Boaz noticed Ruth in his field and took a special interest in her. He generously made sure she went home with plenty of grain. Turns out, her reputation for kindness and selfless loyalty preceded her. He made sure she was not subjected to insults and rebukes and blessed her, saying, “May the LORD reward your work, and your wages be full from the LORD, the God of Israel, under whose wings you have come to seek refuge.” (Ruth 2:12). Boaz was generous with his blessings!

Naomi recognized God’s kindness in Boaz’ deeds and quickly assumed a crucial role as Ruth’s mentor through a match-making process. She revealed Boaz’ kinsman-redeemer status and the marital prospects this presented to Ruth who had precious little to offer Boaz. Following Naomi’s instructions, Ruth makes a bold move letting Boaz know of his obligation to her (and Naomi) as a kinsman redeemer. The rules of Deuteronomy 25 must have gone through Boaz’ mind when Ruth revealed who she was. How romantic!

Boaz responded to Ruth with yet another blessing, invoking Yahweh: “May you be blessed of the LORD, my daughter. You have shown your last kindness to be better than the first by not going after young men, whether poor or rich.” (Ruth 3:10). Then Boaz declared his intention to do his duty as a kinsman redeemer, affirming Ruth as “a woman of noble character.” (3:11). He knew Ruth could have gone after younger choice males, but instead she obeyed her mentor and acted as much in Naomi’s interest as her own. Boaz wanted this marriage.

Nevertheless, he respected custom and convention enough to give Ruth up to another relative with first rights as a kinsman redeemer. Fortunately, this rival declined when he saw the inheritance risks and sacrifices involved in doing his duty. This cleared the way for Boaz to marry Ruth.

Ruth and Boaz were initially surprised to find favor in each other’s hearts. When expectations are low, the joy of finding love runs deep. When Boaz called Ruth a woman of “noble character” (3:11), he used the same Hebrew word [hayil] that was applied to him previously as “a man of standing” (2:1). This signals to the reader that she was Boaz’ moral equal and fully qualified to marry him. This same word was used to describe a wife whose worth surpassed jewels (Proverbs 31:10). That was Ruth.

Since Romeo and Juliet, a popular formula for love stories has been to pit romance against family and social obligations. Not in the book of Ruth! The romance between Ruth and Boaz flows richly through their duties, customs, and conventions. In this redemptive love story, social and religious obligations lead the way. It was pure kindness for Boaz to carry on the family line of a deceased relative and take care of his helpless widow and her in-law. As with the redemptive love of Jesus on the cross, the kinsman-redeemer role played by Boaz was no less loving for all the obligations involved. And the lineage of Elimelech endured all the way to the birth of the ultimate Redeemer; Jesus Christ.
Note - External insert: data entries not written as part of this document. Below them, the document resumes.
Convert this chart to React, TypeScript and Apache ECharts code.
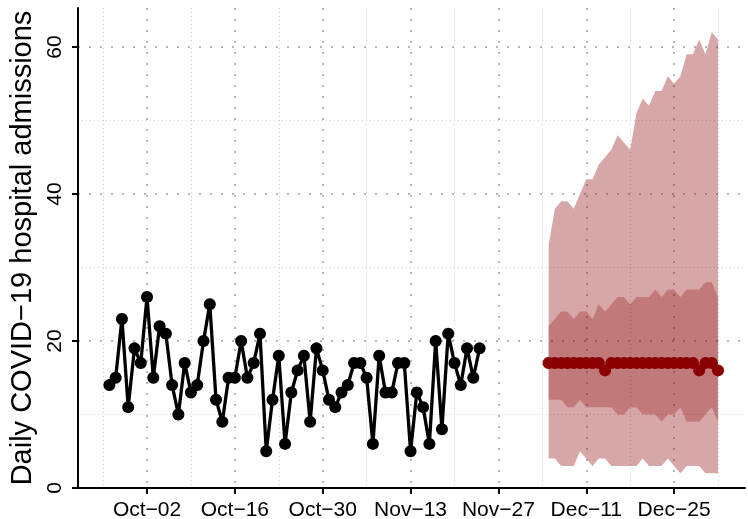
import { useEffect, useRef } from "react";
import * as echarts from "echarts";

// Observed daily admissions (one per day from obsStart)
const obsStart = "2021-09-26";
const observed = [
  14, 15, 23, 11, 19, 17, 26, 15, 22, 21,
  14, 10, 17, 13, 14, 20, 25, 12, 9, 15,
  15, 20, 15, 17, 21, 5, 12, 18, 6, 13,
  16, 18, 9, 19, 16, 12, 11, 13, 14, 17,
  17, 15, 6, 18, 13, 13, 17, 17, 5, 13,
  11, 6, 20, 8, 21, 17, 14, 19, 15, 19,
];

// Forecast (one per day from fcStart)
const fcStart = "2021-12-05";
const fcMedian = [17, 17, 17, 17, 17, 17, 17, 17, 17, 16, 17, 17, 17, 17, 17, 17, 17, 17, 17, 17, 17, 17, 17, 17, 16, 17, 17, 16];
const outerLower = [4, 4, 3, 3, 3, 5, 4, 3, 4, 4, 3, 3, 3, 3, 3, 4, 3, 3, 3, 4, 3, 2, 3, 3, 3, 2, 2, 2];
const outerUpper = [33, 38, 39, 39, 38, 40, 42, 42, 44, 45, 46, 48, 47, 46, 51, 53, 52, 54, 54, 56, 55, 56, 59, 59, 61, 59, 62, 61];
const innerLower = [12, 12, 12, 11, 11, 12, 11, 11, 11, 11, 11, 10, 10, 11, 11, 10, 10, 10, 9, 10, 10, 11, 9, 9, 9, 10, 11, 9];
const innerUpper = [22, 23, 24, 24, 23, 24, 24, 23, 25, 24, 25, 26, 26, 25, 26, 26, 26, 27, 26, 27, 27, 26, 27, 27, 27, 28, 28, 26];

// Axis ticks
const refDate = "2021-10-02";
const xTickDates = ["2021-10-02", "2021-10-16", "2021-10-30", "2021-11-13", "2021-11-27", "2021-12-11", "2021-12-25"];
const xTickLabels = ["Oct\u221202", "Oct\u221216", "Oct\u221230", "Nov\u221213", "Nov\u221227", "Dec\u221211", "Dec\u221225"];
const xMinorDates = ["2021-09-25", "2021-10-09", "2021-10-23", "2021-11-06", "2021-11-20", "2021-12-04", "2021-12-18", "2022-01-01"];
const yTicks = [0, 20, 40, 60];
const yMinor = [10, 30, 50];
const yTitle = "Daily COVID\u221219 hospital admissions";

const DAY = 86400000;
const toDay = (s: string) => {
  const [y, m, d] = s.split("-").map(Number);
  const [ry, rm, rd] = refDate.split("-").map(Number);
  return Math.round((Date.UTC(y, m - 1, d) - Date.UTC(ry, rm - 1, rd)) / DAY);
};
const seq = (start: string, vals: number[]) => {
  const s0 = toDay(start);
  return vals.map((v, i) => [s0 + i, v]);
};

const bandSeries = (lower: number[], upper: number[], fill: string) => {
  const s0 = toDay(fcStart);
  const data = lower.map((lo, i) => [s0 + i, lo, upper[i]]);
  return {
    type: "custom",
    silent: true,
    data,
    encode: { x: 0, y: [1, 2] },
    renderItem: (params: any, api: any) => {
      if (params.dataIndex !== 0) return null;
      const top = data.map((d) => api.coord([d[0], d[2]]));
      const bottom = data.map((d) => api.coord([d[0], d[1]])).reverse();
      return {
        type: "polygon",
        shape: { points: top.concat(bottom) },
        style: { fill },
      };
    },
  };
};

export default function App() {
  const ref = useRef<HTMLDivElement>(null);
  useEffect(() => {
    if (!ref.current) return;
    const chart = echarts.init(ref.current, undefined, { renderer: "svg" });
    const tickDays = xTickDates.map(toDay);
    const minorDays = xMinorDates.map(toDay);
    const majorGrid = { show: true, lineStyle: { color: "#b5b5b5", width: 2, type: [2, 9] } };
    const minorGrid = { show: true, lineStyle: { color: "#cdcdcd", width: 1, type: [1, 3] } };
    const axisLineStyle = { color: "#000", width: 2 };
    const xMin = -11;
    const xMax = 95.3;
    const yMax = 65.3;
    chart.setOption({
      animation: false,
      textStyle: { fontFamily: "Liberation Sans" },
      grid: { left: 78, right: 3, top: 8, bottom: 31, outerBoundsMode: "none" },
      xAxis: [
        {
          type: "value",
          min: xMin,
          max: xMax,
          axisLine: { show: true, onZero: false, lineStyle: axisLineStyle },
          axisTick: { show: true, length: 6, lineStyle: axisLineStyle, customValues: tickDays },
          axisLabel: {
            customValues: tickDays,
            fontSize: 21,
            color: "#000",
            margin: 10,
            formatter: (v: number) => {
              const i = tickDays.indexOf(Math.round(v));
              return i >= 0 ? xTickLabels[i] : "";
            },
          },
          splitLine: majorGrid,
        },
        {
          type: "value",
          min: xMin,
          max: xMax,
          position: "bottom",
          axisLine: { show: false },
          axisTick: { show: false, customValues: minorDays },
          axisLabel: { show: false, customValues: minorDays },
          splitLine: minorGrid,
        },
      ],
      yAxis: [
        {
          type: "value",
          min: 0,
          max: yMax,
          axisLine: { show: true, onZero: false, lineStyle: axisLineStyle },
          axisTick: { show: true, length: 6, lineStyle: axisLineStyle, customValues: yTicks },
          axisLabel: { customValues: yTicks, rotate: 90, fontSize: 21, color: "#000", margin: 14 },
          splitLine: majorGrid,
          name: yTitle,
          nameLocation: "middle",
          nameGap: 43,
          nameTextStyle: { fontSize: 29, color: "#000" },
        },
        {
          type: "value",
          min: 0,
          max: yMax,
          position: "left",
          axisLine: { show: false },
          axisTick: { show: false, customValues: yMinor },
          axisLabel: { show: false, customValues: yMinor },
          splitLine: minorGrid,
        },
      ],
      series: [
        bandSeries(outerLower, outerUpper, "rgba(139,0,0,0.35)"),
        bandSeries(innerLower, innerUpper, "rgba(139,0,0,0.27)"),
        {
          type: "line",
          data: seq(obsStart, observed),
          symbol: "circle",
          symbolSize: 12,
          itemStyle: { color: "#000" },
          lineStyle: { color: "#000", width: 3.3 },
        },
        {
          type: "scatter",
          data: seq(fcStart, fcMedian),
          symbolSize: 12,
          itemStyle: { color: "#8b0000", opacity: 1 },
        },
      ],
    });
    return () => chart.dispose();
  }, []);
  return <div ref={ref} style={{ position: "fixed", left: 0, top: 0, width: 748, height: 519 }} />;
}
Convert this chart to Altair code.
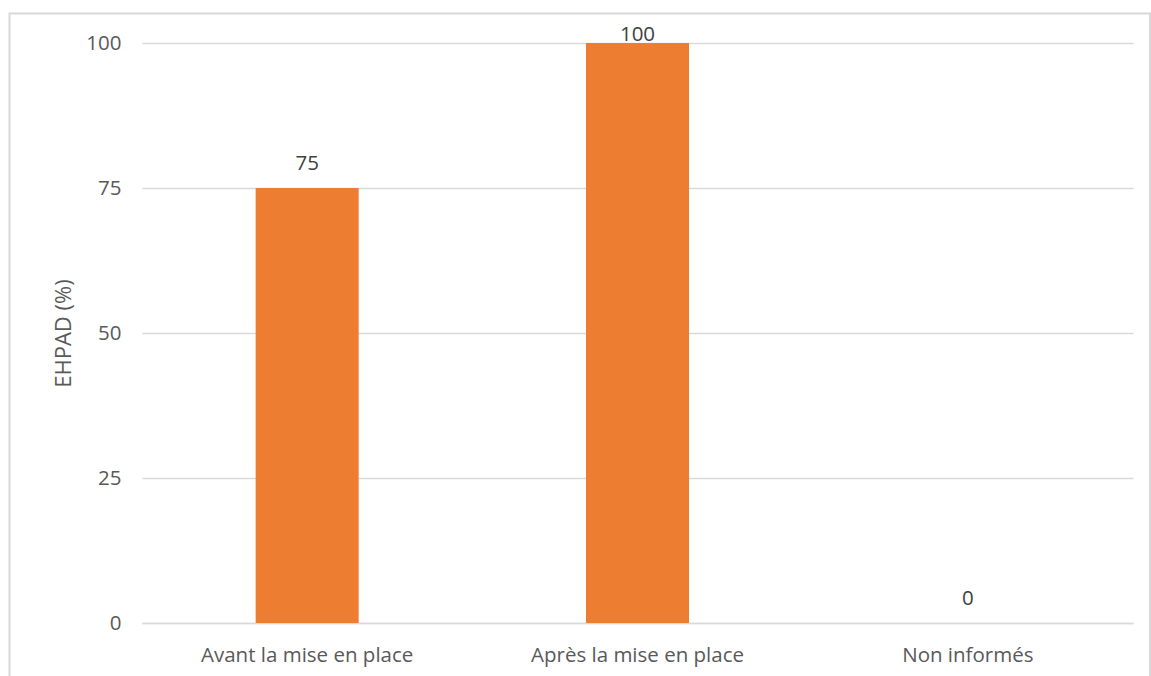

Let’s sum up Boaz’ character qualities:

  • He was a man of standing in his community (Ruth 2:1).
  • He was gracious to poor and hungry workers (2:4).
  • He had sympathy for foreigners without prejudice (2:6 & 4:10).
  • He respected and protected the vulnerable (2:9).
  • He was kind, generous and hospitable (2:13-14).
  • He was a good judge of character, attracted to integrity (3:11).
  • He was a reliable man who finishes what he starts (3:18).
  • He responsibly honored his obligations (3:11 & 4:9-10).
  • He was a man of wisdom at the city gate (4:1-8).
  • Boaz was both blessed and a blessing (2:4,12 & 3:10).

Ruth and Boaz were ordinary people with extra-ordinary character and kindness.